:: TASK TO CARRY OUT ::
Restate exactly the lines that run from the start of the records below to the line containing "import pandas as pd", counting both ends, and nothing else; pictures stay out.

** Begin **

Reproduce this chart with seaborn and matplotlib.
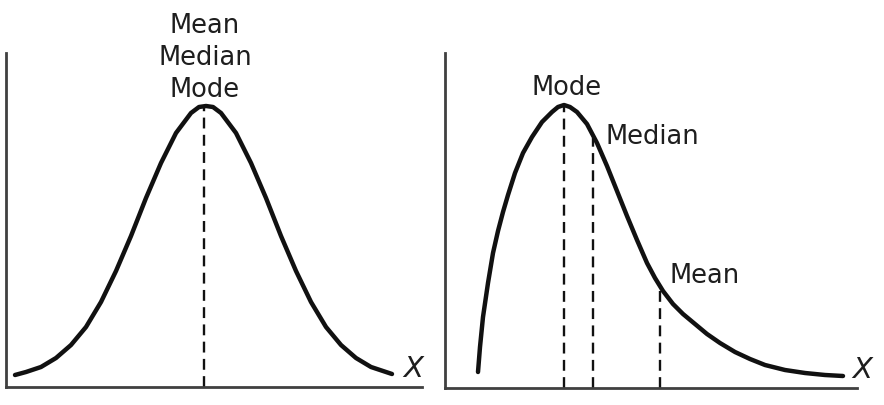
import matplotlib
matplotlib.use('Agg')
import matplotlib.pyplot as plt
import seaborn as sns
import pandas as pd

# symmetric curve (left panel): x from the y-axis, height above the x-axis
sym_x = [9, 20, 35, 50, 65, 80, 95, 110, 125, 140, 155, 170, 185, 193, 200,
         207, 215, 230, 245, 260, 275, 290, 305, 320, 335, 350, 365, 380, 386]
sym_y = [12, 15, 20, 29, 42, 60, 85, 116, 151, 189, 224, 254, 274, 280, 281,
         280, 274, 254, 224, 189, 151, 116, 85, 60, 42, 29, 20, 15, 13]
sym_label = 'Mean\nMedian\nMode'
sym_mark_x = [198]
sym_mark_y = [281]

# right-skewed curve (right panel)
skew_x = [33, 35, 38, 43, 48, 53, 58, 63, 70, 78, 87, 97, 107, 113, 119,
          125, 132, 142, 152, 162, 172, 182, 192, 202, 210, 218, 228, 238,
          250, 262, 275, 290, 305, 320, 340, 360, 380, 398]
skew_y = [16, 41, 71, 105, 135, 157, 176, 193, 215, 235, 251, 266, 276, 281,
          283, 281, 276, 264, 245, 222, 197, 172, 148, 125, 110, 97, 84, 74,
          64, 54, 45, 36, 29, 23, 18, 15, 13, 12]
skew_labels = ['Mode', 'Median', 'Mean']
skew_mark_x = [119, 148, 215]
skew_mark_y = [283, 250, 100]

sns.set_style('white')
plt.rcParams['font.family'] = ['DejaVu Sans']

W, H = 884, 405
fig = plt.figure(figsize=(W / 100, H / 100), dpi=100)
fig.patch.set_facecolor('white')

ink = '#111111'
axis_col = '#404040'
txt_col = '#1e1e1e'
fs = 18.5


def make_axes(left_px, right_px, top_px, base_px):
    ax = fig.add_axes([left_px / W, (H - base_px) / H,
                       (right_px - left_px) / W, (base_px - top_px) / H])
    ax.set_xlim(0, right_px - left_px)
    ax.set_ylim(0, base_px - top_px)
    for side in ['top', 'right']:
        ax.spines[side].set_visible(False)
    for side in ['left', 'bottom']:
        ax.spines[side].set_color(axis_col)
        ax.spines[side].set_linewidth(2.0)
    ax.set_xticks([])
    ax.set_yticks([])
    ax.patch.set_alpha(0)
    return ax


dash = (0, (4.6, 2.7))

# left panel
ax1 = make_axes(6, 422, 53, 387)
df1 = pd.DataFrame({'x': sym_x, 'y': sym_y})
sns.lineplot(data=df1, x='x', y='y', ax=ax1, sort=False, color=ink,
             linewidth=3.2, solid_capstyle='round', solid_joinstyle='round')
ax1.vlines(sym_mark_x, 0, sym_mark_y, colors=ink, linewidth=1.7,
           linestyles=[dash])
ax1.text(sym_mark_x[0] + 1, 329, sym_label, ha='center', va='center',
         fontsize=fs, color=txt_col, linespacing=1.3, clip_on=False)
ax1.text(407, 18, 'X', ha='center', va='center', fontsize=21,
         style='italic', color=txt_col, clip_on=False)
ax1.set_xlabel('')
ax1.set_ylabel('')

# right panel
ax2 = make_axes(445, 857, 53, 388)
df2 = pd.DataFrame({'x': skew_x, 'y': skew_y})
sns.lineplot(data=df2, x='x', y='y', ax=ax2, sort=False, color=ink,
             linewidth=3.2, solid_capstyle='round', solid_joinstyle='round')
ax2.vlines(skew_mark_x, 0, skew_mark_y, colors=ink, linewidth=1.7,
           linestyles=[dash])
ax2.text(skew_mark_x[0] + 3, 300, skew_labels[0], ha='center', va='center',
         fontsize=fs, color=txt_col, clip_on=False)
ax2.text(skew_mark_x[1] + 12, 251, skew_labels[1], ha='left', va='center',
         fontsize=fs, color=txt_col, clip_on=False)
ax2.text(skew_mark_x[2] + 10, 112, skew_labels[2], ha='left', va='center',
         fontsize=fs, color=txt_col, clip_on=False)
ax2.text(417, 18, 'X', ha='center', va='center', fontsize=21,
         style='italic', color=txt_col, clip_on=False)
ax2.set_xlabel('')
ax2.set_ylabel('')

fig.savefig('out.png', dpi=100, facecolor='white')
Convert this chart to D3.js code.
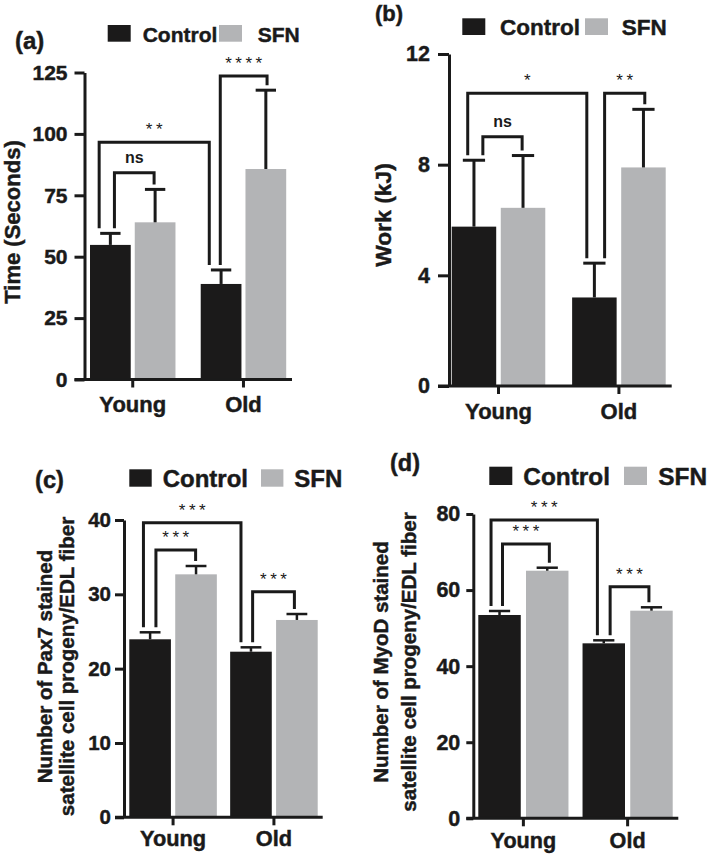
<!DOCTYPE html>
<html>
<head>
<meta charset="utf-8">
<script src="https://cdn.jsdelivr.net/npm/d3@7"></script>
<style>
  html, body { margin: 0; padding: 0; background: #fff; }
  svg { display: block; }
  text { font-family: "Liberation Sans", Arial, Helvetica, sans-serif; fill: #1a1a1a; }
  text.heavy { stroke: #1a1a1a; stroke-width: 0.45px; }
</style>
</head>
<body>
<svg id="chart" width="709" height="857"></svg>
<script>
// ---------- DATA ----------
const groups = ["Young", "Old"];
const seriesNames = ["Control", "SFN"];

// (a) Time (Seconds)
const timeTicks = [0, 25, 50, 75, 100, 125];
const timeControl = [54.8, 38.9];
const timeControlSEM = [4.7, 5.7];
const timeSFN = [64.0, 85.7];
const timeSFNSEM = [13.4, 32.1];
const timeSig = ["ns", "**", "****"];

// (b) Work (kJ)
const workTicks = [0, 4, 8, 12];
const workControl = [5.76, 3.20];
const workControlSEM = [2.40, 1.24];
const workSFN = [6.44, 7.90];
const workSFNSEM = [1.89, 2.10];
const workSig = ["ns", "*", "**"];

// (c) Pax7
const pax7Ticks = [0, 10, 20, 30, 40];
const pax7Control = [23.95, 22.28];
const pax7ControlSEM = [0.94, 0.59];
const pax7SFN = [32.69, 26.55];
const pax7SFNSEM = [1.12, 0.80];
const pax7Sig = ["***", "***", "***"];

// (d) MyoD
const myodTicks = [0, 20, 40, 60, 80];
const myodControl = [53.45, 46.0];
const myodControlSEM = [1.05, 0.79];
const myodSFN = [65.09, 54.58];
const myodSFNSEM = [0.79, 0.89];
const myodSig = ["***", "***", "***"];

// ---------- LAYOUT ----------
const COLORS = { Control: "#1b1a1a", SFN: "#b3b4b6" };
const INK = "#1a1a1a";
const svg = d3.select("#chart");

function drawPanel(p) {
  const g = svg.append("g");
  const y = d3.scaleLinear().domain([0, d3.max(p.ticks)]).range([p.y0, p.yTop]);
  const x = d3.scaleBand().domain(groups).range(p.xRange).paddingInner(p.padOuterGroups).paddingOuter(0);
  const xs = d3.scaleBand().domain(seriesNames).range([0, x.bandwidth()]).paddingInner(p.padInner).paddingOuter(0);

  const rows = [];
  groups.forEach((gr, i) => {
    rows.push({ group: gr, series: "Control", v: p.control[i], e: p.controlErr[i] });
    rows.push({ group: gr, series: "SFN", v: p.sfn[i], e: p.sfnErr[i] });
  });
  const bx = (gr, s) => x(gr) + xs(s);
  const bw = xs.bandwidth();

  // bars
  g.selectAll("rect.bar").data(rows).join("rect")
    .attr("class", "bar")
    .attr("x", d => bx(d.group, d.series))
    .attr("y", d => y(d.v))
    .attr("width", bw)
    .attr("height", d => y(0) - y(d.v))
    .attr("fill", d => COLORS[d.series]);

  // error bars (upper only)
  const capW = bw * 0.5;
  rows.forEach(d => {
    const cx = bx(d.group, d.series) + bw / 2;
    g.append("line").attr("x1", cx).attr("x2", cx)
      .attr("y1", y(d.v)).attr("y2", y(d.v + d.e))
      .attr("stroke", INK).attr("stroke-width", p.errW);
    g.append("line").attr("x1", cx - capW / 2).attr("x2", cx + capW / 2)
      .attr("y1", y(d.v + d.e)).attr("y2", y(d.v + d.e))
      .attr("stroke", INK).attr("stroke-width", p.errW);
  });

  // y axis
  const ya = g.append("g").attr("transform", `translate(${p.axisX},0)`)
    .call(d3.axisLeft(y).tickValues(p.ticks).tickFormat(d3.format("d"))
      .tickSize(p.tickLen).tickSizeOuter(0).tickPadding(p.tickPad));
  ya.selectAll("path, line").attr("stroke", INK).attr("stroke-width", 3);
  ya.selectAll("text").attr("class", "heavy").attr("font-size", p.tickFont).attr("font-weight", "bold")
    .attr("fill", INK).style("font-family", "Liberation Sans, Arial, sans-serif");

  // x axis
  g.append("line").attr("x1", p.axisX - p.tickLen).attr("x2", p.xEnd)
    .attr("y1", p.y0).attr("y2", p.y0).attr("stroke", INK).attr("stroke-width", 3);
  const xa = g.append("g").attr("transform", `translate(0,${p.y0})`)
    .call(d3.axisBottom(x).tickSize(8).tickSizeOuter(0).tickPadding(p.xLabPad));
  xa.select(".domain").remove();
  xa.selectAll("line").attr("stroke", INK).attr("stroke-width", 3);
  xa.selectAll("text").attr("class", "heavy").attr("font-size", p.xFont).attr("font-weight", "bold")
    .attr("fill", INK).style("font-family", "Liberation Sans, Arial, sans-serif");

  // significance brackets
  const gap = 5;
  p.brackets.forEach((b, k) => {
    const [ga, sa, fa] = b.a, [gb, sb, fb] = b.b;
    const x1 = bx(ga, sa) + bw * fa, x2 = bx(gb, sb) + bw * fb;
    const ra = rows.find(r => r.group === ga && r.series === sa);
    const rb = rows.find(r => r.group === gb && r.series === sb);
    const yb = y(b.level);
    const ya1 = y(ra.v + ra.e) - gap, yb1 = y(rb.v + rb.e) - gap;
    g.append("path")
      .attr("d", `M${x1},${ya1}V${yb}H${x2}V${yb1}`)
      .attr("fill", "none").attr("stroke", INK).attr("stroke-width", 3)
      .attr("stroke-linejoin", "miter");
    const lab = p.sig[k];
    const isNs = lab === "ns";
    g.append("text")
      .attr("x", (x1 + x2) / 2 + (isNs ? 0 : 1.75))
      .attr("y", yb - (isNs ? 10 : 7))
      .attr("text-anchor", "middle")
      .attr("font-size", isNs ? 16 : 17)
      .attr("font-weight", isNs ? "bold" : "normal")
      .attr("letter-spacing", isNs ? 0 : 3.5)
      .attr("fill", isNs ? INK : "#333")
      .text(lab);
  });

  // legend
  const L = p.legend;
  g.append("rect").attr("x", L.x1).attr("y", L.y).attr("width", L.sw).attr("height", L.sh).attr("fill", COLORS.Control);
  g.append("text").attr("class", "heavy").attr("x", L.t1).attr("y", L.y + L.sh).attr("font-size", L.font).attr("font-weight", "bold").text(seriesNames[0]);
  g.append("rect").attr("x", L.x2).attr("y", L.y).attr("width", L.sw).attr("height", L.sh).attr("fill", COLORS.SFN);
  g.append("text").attr("class", "heavy").attr("x", L.t2).attr("y", L.y + L.sh).attr("font-size", L.font).attr("font-weight", "bold").text(seriesNames[1]);

  // panel label
  g.append("text").attr("class", "heavy").attr("x", p.tag.x).attr("y", p.tag.y).attr("font-size", p.tag.font)
    .attr("font-weight", "bold").text(p.tag.text);

  // y title
  p.yTitle.lines.forEach((t, i) => {
    g.append("text").attr("class", "heavy")
      .attr("transform", `translate(${p.yTitle.xs[i]},${p.yTitle.cy}) rotate(-90)`)
      .attr("text-anchor", "middle")
      .attr("font-size", p.yTitle.font).attr("font-weight", "bold")
      .text(t);
  });
}

drawPanel({
  ticks: timeTicks, control: timeControl, controlErr: timeControlSEM, sfn: timeSFN, sfnErr: timeSFNSEM, sig: timeSig,
  y0: 379.5, yTop: 72.5, axisX: 84.5, xRange: [90, 286.2], xEnd: 292, padOuterGroups: 0.228, padInner: 0.09,
  tickLen: 10, tickPad: 7, tickFont: 21, xFont: 22, xLabPad: 9, errW: 3,
  brackets: [
    { a: ["Young", "Control", 0.6], b: ["Young", "SFN", 0.475], level: 84.2 },
    { a: ["Young", "Control", 0.225], b: ["Old", "Control", 0.21], level: 96.6 },
    { a: ["Old", "Control", 0.48], b: ["Old", "SFN", 0.53], level: 123.6 }
  ],
  legend: { x1: 107.7, x2: 219, y: 25, sw: 23, sh: 16.7, t1: 142.7, t2: 257.7, font: 21 },
  tag: { x: 15, y: 48.5, font: 24, text: "(a)" },
  yTitle: { lines: ["Time (Seconds)"], xs: [19.5], cy: 222, font: 22 }
});

drawPanel({
  ticks: workTicks, control: workControl, controlErr: workControlSEM, sfn: workSFN, sfnErr: workSFNSEM, sig: workSig,
  y0: 386, yTop: 54, axisX: 449, xRange: [451.7, 665.7], xEnd: 671.7, padOuterGroups: 0.223, padInner: 0.093,
  tickLen: 11, tickPad: 8, tickFont: 21.5, xFont: 22, xLabPad: 9, errW: 3,
  brackets: [
    { a: ["Young", "Control", 0.70], b: ["Young", "SFN", 0.48], level: 9.01 },
    { a: ["Young", "Control", 0.36], b: ["Old", "Control", 0.33], level: 10.58 },
    { a: ["Old", "Control", 0.73], b: ["Old", "SFN", 0.53], level: 10.58 }
  ],
  legend: { x1: 462.3, x2: 585, y: 18.3, sw: 23, sh: 16.7, t1: 500, t2: 621.7, font: 22.5 },
  tag: { x: 375, y: 21, font: 22, text: "(b)" },
  yTitle: { lines: ["Work (kJ)"], xs: [390.5], cy: 215, font: 22.8 }
});

drawPanel({
  ticks: pax7Ticks, control: pax7Control, controlErr: pax7ControlSEM, sfn: pax7SFN, sfnErr: pax7SFNSEM, sig: pax7Sig,
  y0: 817.3, yTop: 520, axisX: 124, xRange: [129.3, 317.7], xEnd: 322.7, padOuterGroups: 0.132, padInner: 0.094,
  tickLen: 9, tickPad: 4, tickFont: 20.5, xFont: 21.8, xLabPad: 5, errW: 2.5,
  brackets: [
    { a: ["Young", "Control", 0.64], b: ["Young", "SFN", 0.49], level: 35.96 },
    { a: ["Young", "Control", 0.34], b: ["Old", "Control", 0.26], level: 39.64 },
    { a: ["Old", "Control", 0.54], b: ["Old", "SFN", 0.44], level: 30.35 }
  ],
  legend: { x1: 129.3, x2: 261, y: 469.3, sw: 22.4, sh: 17.4, t1: 162.7, t2: 294.3, font: 24 },
  tag: { x: 35, y: 488, font: 23.7, text: "(c)" },
  yTitle: { lines: ["Number of Pax7 stained", "satellite cell progeny/EDL fiber"], xs: [51.7, 74.3], cy: 666.5, font: 20.5 }
});

drawPanel({
  ticks: myodTicks, control: myodControl, controlErr: myodControlSEM, sfn: myodSFN, sfnErr: myodSFNSEM, sig: myodSig,
  y0: 818.3, yTop: 514, axisX: 473.3, xRange: [478.3, 672.7], xEnd: 678.3, padOuterGroups: 0.135, padInner: 0.11,
  tickLen: 7, tickPad: 6, tickFont: 21.5, xFont: 21.6, xLabPad: 6, errW: 2.5,
  brackets: [
    { a: ["Young", "Control", 0.57], b: ["Young", "SFN", 0.55], level: 72.1 },
    { a: ["Young", "Control", 0.30], b: ["Old", "Control", 0.35], level: 78.4 },
    { a: ["Old", "Control", 0.65], b: ["Old", "SFN", 0.44], level: 60.9 }
  ],
  legend: { x1: 489.3, x2: 624, y: 466.7, sw: 23, sh: 18.3, t1: 523.3, t2: 658.3, font: 24.4 },
  tag: { x: 390, y: 471, font: 23.5, text: "(d)" },
  yTitle: { lines: ["Number of MyoD stained", "satellite cell progeny/EDL fiber"], xs: [388, 416.2], cy: 662, font: 20.5 }
});
</script>
</body>
</html>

** End **

:: REPLY TO THE EXERCISE ::
Reproduce this chart with seaborn and matplotlib.
import matplotlib
matplotlib.use('Agg')
import matplotlib.pyplot as plt
import seaborn as sns
import pandas as pd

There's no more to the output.